- DATA FOR PROCESSING -
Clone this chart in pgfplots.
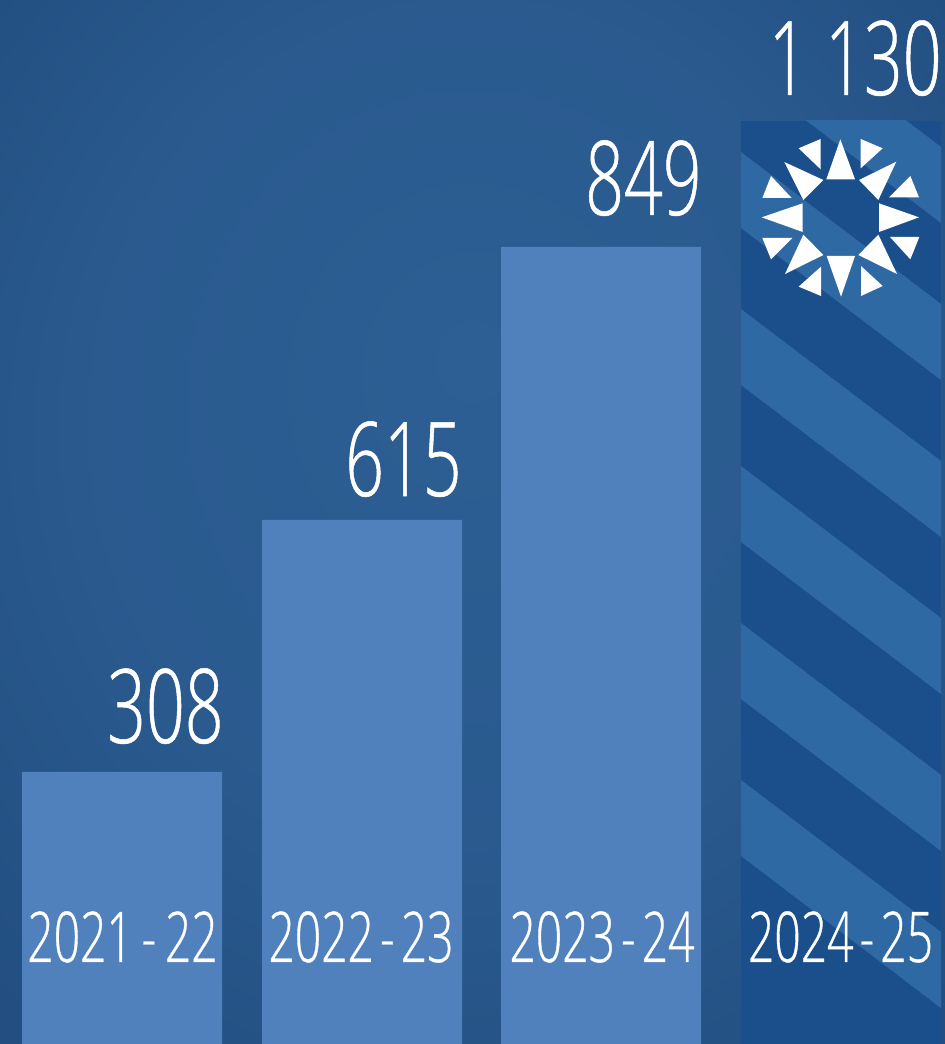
\documentclass[border=0pt]{standalone}
\usepackage{pgfplots}
\pgfplotsset{compat=1.18}
\usepackage{fontspec}
\newfontfamily\cond[FakeStretch=0.66,FakeBold=0.5]{Open Sans Light}
\definecolor{bgin}{HTML}{2D5F94}
\definecolor{bgout}{HTML}{224E81}
\definecolor{barc}{HTML}{5181BC}
\definecolor{bardk}{HTML}{1B4F8B}
\definecolor{stripe}{HTML}{2F69A4}
\pgfdeclareradialshading{bgshade}{\pgfpoint{0bp}{8bp}}{color(0bp)=(bgin);color(20bp)=(bgin!70!bgout);color(36bp)=(bgout);color(50bp)=(bgout)}
\begin{document}
\begin{tikzpicture}
\begin{axis}[
  width=472.5pt,height=522pt,scale only axis,
  xmin=0,xmax=945,ymin=0,ymax=1044,
  axis line style={draw=none},
  tick style={draw=none},
  ytick=\empty,
  xtick=\empty,
  clip=true,
]
% background
\shade[shading=bgshade] (axis cs:0,0) rectangle (axis cs:945,1044);
% bars: heights as drawn (the picture's bars are not proportional to their labels)
\addplot[ybar,bar width=100pt,bar shift=0pt,fill=barc,draw=none] coordinates {(122,272) (362,524) (601,797)};
\addplot[ybar,bar width=100pt,bar shift=0pt,fill=bardk,draw=none] coordinates {(841,923)};
% stripes of the last bar
\begin{scope}
\clip (axis cs:741,0) rectangle (axis cs:941,923);
\fill[stripe] (axis cs:741,1049) -- (axis cs:941,897) -- (axis cs:941,821) -- (axis cs:741,973) -- cycle;
\fill[stripe] (axis cs:741,892) -- (axis cs:941,740) -- (axis cs:941,664) -- (axis cs:741,816) -- cycle;
\fill[stripe] (axis cs:741,735) -- (axis cs:941,583) -- (axis cs:941,507) -- (axis cs:741,659) -- cycle;
\fill[stripe] (axis cs:741,578) -- (axis cs:941,426) -- (axis cs:941,350) -- (axis cs:741,502) -- cycle;
\fill[stripe] (axis cs:741,421) -- (axis cs:941,269) -- (axis cs:941,193) -- (axis cs:741,345) -- cycle;
\fill[stripe] (axis cs:741,264) -- (axis cs:941,112) -- (axis cs:941,36) -- (axis cs:741,188) -- cycle;
\end{scope}
% value labels
\addplot[only marks,mark=none,
  point meta=explicit symbolic,
  nodes near coords,
  every node near coord/.append style={anchor=base east,inner sep=0pt,text=white,font=\cond\fontsize{51.5}{52}\selectfont},
] table[col sep=comma,x=x,y=y,meta=label] {
x,y,label
224,301,308
462,548,615
702,829,849
942,949,1 130
};
% category labels
\addplot[only marks,mark=none,
  point meta=explicit symbolic,
  nodes near coords,
  every node near coord/.append style={anchor=base,inner sep=0pt,text=white,font=\cond\fontsize{35}{36}\selectfont},
] table[col sep=comma,x=x,y=y,meta=label] {
x,y,label
122.5,82,2021\kern4.3pt-\kern4.3pt22
361,82,2022\kern3pt-\kern3pt23
602,82,2023\kern3pt-\kern3pt24
840.5,82,2024\kern3pt-\kern3pt25
};
% emblem
\begin{scope}[shift={(axis cs:735,934)},x=0.16667pt,y=-0.16667pt]
\fill[white] (316,88)--(274,208)--(360,208)--cycle;
\fill[white] (318,560)--(275,438)--(360,438)--cycle;
\fill[white] (80,322)--(203,280)--(203,366)--cycle;
\fill[white] (552,322)--(432,280)--(432,366)--cycle;
\fill[white] (148,156)--(265,210)--(205,270)--cycle;
\fill[white] (484,155)--(372,210)--(430,270)--cycle;
\fill[white] (150,492)--(205,374)--(265,435)--cycle;
\fill[white] (486,492)--(430,374)--(370,435)--cycle;
\fill[white] (257,87)--(191,115)--(257,178)--cycle;
\fill[white] (377,87)--(443,115)--(377,175)--cycle;
\fill[white] (108,198)--(82,264)--(170,264)--cycle;
\fill[white] (526,198)--(552,262)--(462,262)--cycle;
\fill[white] (82,384)--(172,384)--(108,448)--cycle;
\fill[white] (465,381)--(553,381)--(526,448)--cycle;
\fill[white] (258,470)--(191,530)--(258,558)--cycle;
\fill[white] (378,468)--(443,528)--(378,558)--cycle;
\end{scope}
\end{axis}
\end{tikzpicture}
\end{document}
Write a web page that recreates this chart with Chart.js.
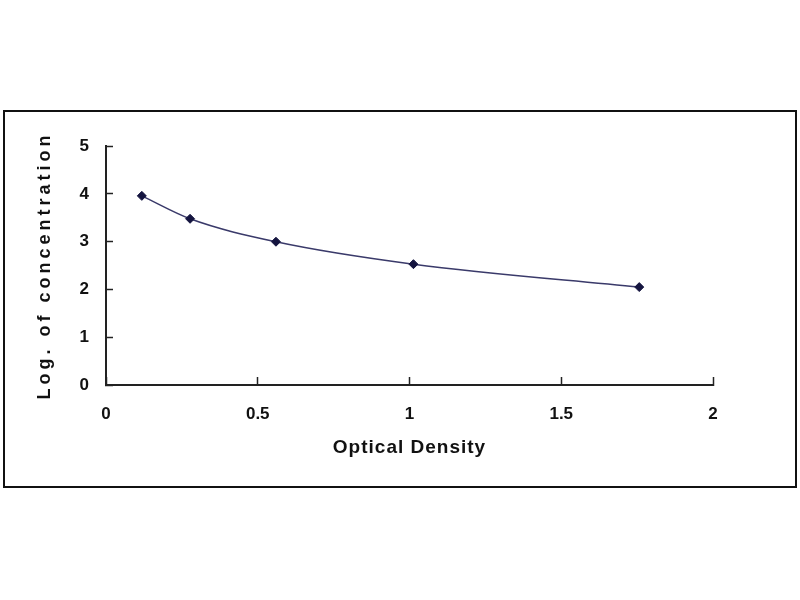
<!DOCTYPE html>
<html>
<head>
<meta charset="utf-8">
<title>Optical Density standard curve</title>
<script src="https://cdn.jsdelivr.net/npm/chart.js@4.4.1/dist/chart.umd.min.js"></script>
<style>
  html, body { margin: 0; padding: 0; background: #fff; }
  #box {
    position: absolute;
    left: 3px; top: 110px;
    width: 794px; height: 378px;
    box-sizing: border-box;
    border: 2px solid #111;
    background: #fff;
  }
  #curveChart { display: block; }
</style>
</head>
<body>
<div id="box"><canvas id="curveChart"></canvas></div>
<script>
// values
var odValues = [0.118, 0.277, 0.56, 1.013, 1.757];
var logConc = [3.96, 3.48, 3.0, 2.53, 2.05];
var xTicks = [0, 0.5, 1, 1.5, 2];
var xTickLabels = ['0', '0.5', '1', '1.5', '2'];
var yTicks = [0, 1, 2, 3, 4, 5];
var xTitle = 'Optical Density';
var yTitle = 'Log. of concentration';

// extra letter spacing for the axis titles (the original is stretched)
var titleGaps = { x: '1px', y: '4px' };

var titleSpacing = {
     id: 'titleSpacing',
     beforeDraw: function(chart) {
          Object.keys(chart.scales).forEach(function(id) {
               var scale = chart.scales[id];
               if (scale._spaced) return;
               var orig = scale.drawTitle;
               scale.drawTitle = function() {
                    this.ctx.save();
                    this.ctx.letterSpacing = titleGaps[id] || '0px';
                    orig.apply(this, arguments);
                    this.ctx.restore();
               };
               scale._spaced = true;
          });
     }
};

var points = odValues.map(function(v, i) { return { x: v, y: logConc[i] }; });

new Chart(document.getElementById('curveChart'), {
     type: 'line',
     data: {
          datasets: [
               {
                    data: points,
                    borderColor: '#3a3a6a',
                    borderWidth: 1.5,
                    cubicInterpolationMode: 'monotone',
                    pointStyle: 'rectRot',
                    pointRadius: 4.5,
                    pointBackgroundColor: '#14143f',
                    pointBorderColor: '#14143f',
                    pointBorderWidth: 1,
                    fill: false
               }
          ]
     },
     options: {
          responsive: true,
          maintainAspectRatio: false,
          animation: false,
          layout: {
               padding: { left: 0, top: 32, right: 82, bottom: 0 }
          },
          plugins: {
               legend: { display: false },
               tooltip: { enabled: false }
          },
          scales: {
               x: {
                    type: 'linear',
                    min: 0,
                    max: 2,
                    afterBuildTicks: function(scale) {
                         scale.ticks = xTicks.map(function(v) { return { value: v }; });
                    },
                    afterFit: function(scale) { scale.height = 101; },
                    grid: {
                         drawOnChartArea: false,
                         tickLength: -8,
                         tickColor: '#222',
                         tickWidth: 1.5
                    },
                    border: { color: '#222', width: 2 },
                    ticks: {
                         padding: 27,
                         color: '#111',
                         font: { family: '"Liberation Sans", Arial, sans-serif', size: 17, weight: 'bold' },
                         maxRotation: 0,
                         callback: function(value) {
                              var i = xTicks.indexOf(value);
                              return i >= 0 ? xTickLabels[i] : '';
                         }
                    },
                    title: {
                         display: true,
                         text: xTitle,
                         color: '#111',
                         padding: { top: 0, bottom: 27 },
                         font: { family: '"Liberation Sans", Arial, sans-serif', size: 19, weight: 'bold' }
                    }
               },
               y: {
                    type: 'linear',
                    min: 0,
                    max: 5,
                    afterBuildTicks: function(scale) {
                         scale.ticks = yTicks.map(function(v) { return { value: v }; });
                    },
                    afterFit: function(scale) { scale.width = 101; },
                    grid: {
                         drawOnChartArea: false,
                         tickLength: -7,
                         tickColor: '#222',
                         tickWidth: 1.5
                    },
                    border: { color: '#222', width: 2 },
                    ticks: {
                         padding: 24,
                         color: '#111',
                         font: { family: '"Liberation Sans", Arial, sans-serif', size: 17, weight: 'bold' }
                    },
                    title: {
                         display: true,
                         text: yTitle,
                         color: '#111',
                         padding: { top: 29, bottom: 0 },
                         font: { family: '"Liberation Sans", Arial, sans-serif', size: 18, weight: 'bold' }
                    }
               }
          }
     },
     plugins: [titleSpacing]
});
</script>
</body>
</html>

- EXERCISE TASK -
Would you restate, exactly and with no pictures, the lines of the entries above from the one containing "Write a web" through the one containing "x: '1px', y: '4px'"?

- OUTPUT -
Write a web page that recreates this chart with Chart.js.
<!DOCTYPE html>
<html>
<head>
<meta charset="utf-8">
<title>Optical Density standard curve</title>
<script src="https://cdn.jsdelivr.net/npm/chart.js@4.4.1/dist/chart.umd.min.js"></script>
<style>
  html, body { margin: 0; padding: 0; background: #fff; }
  #box {
    position: absolute;
    left: 3px; top: 110px;
    width: 794px; height: 378px;
    box-sizing: border-box;
    border: 2px solid #111;
    background: #fff;
  }
  #curveChart { display: block; }
</style>
</head>
<body>
<div id="box"><canvas id="curveChart"></canvas></div>
<script>
// values
var odValues = [0.118, 0.277, 0.56, 1.013, 1.757];
var logConc = [3.96, 3.48, 3.0, 2.53, 2.05];
var xTicks = [0, 0.5, 1, 1.5, 2];
var xTickLabels = ['0', '0.5', '1', '1.5', '2'];
var yTicks = [0, 1, 2, 3, 4, 5];
var xTitle = 'Optical Density';
var yTitle = 'Log. of concentration';

// extra letter spacing for the axis titles (the original is stretched)
var titleGaps = { x: '1px', y: '4px' };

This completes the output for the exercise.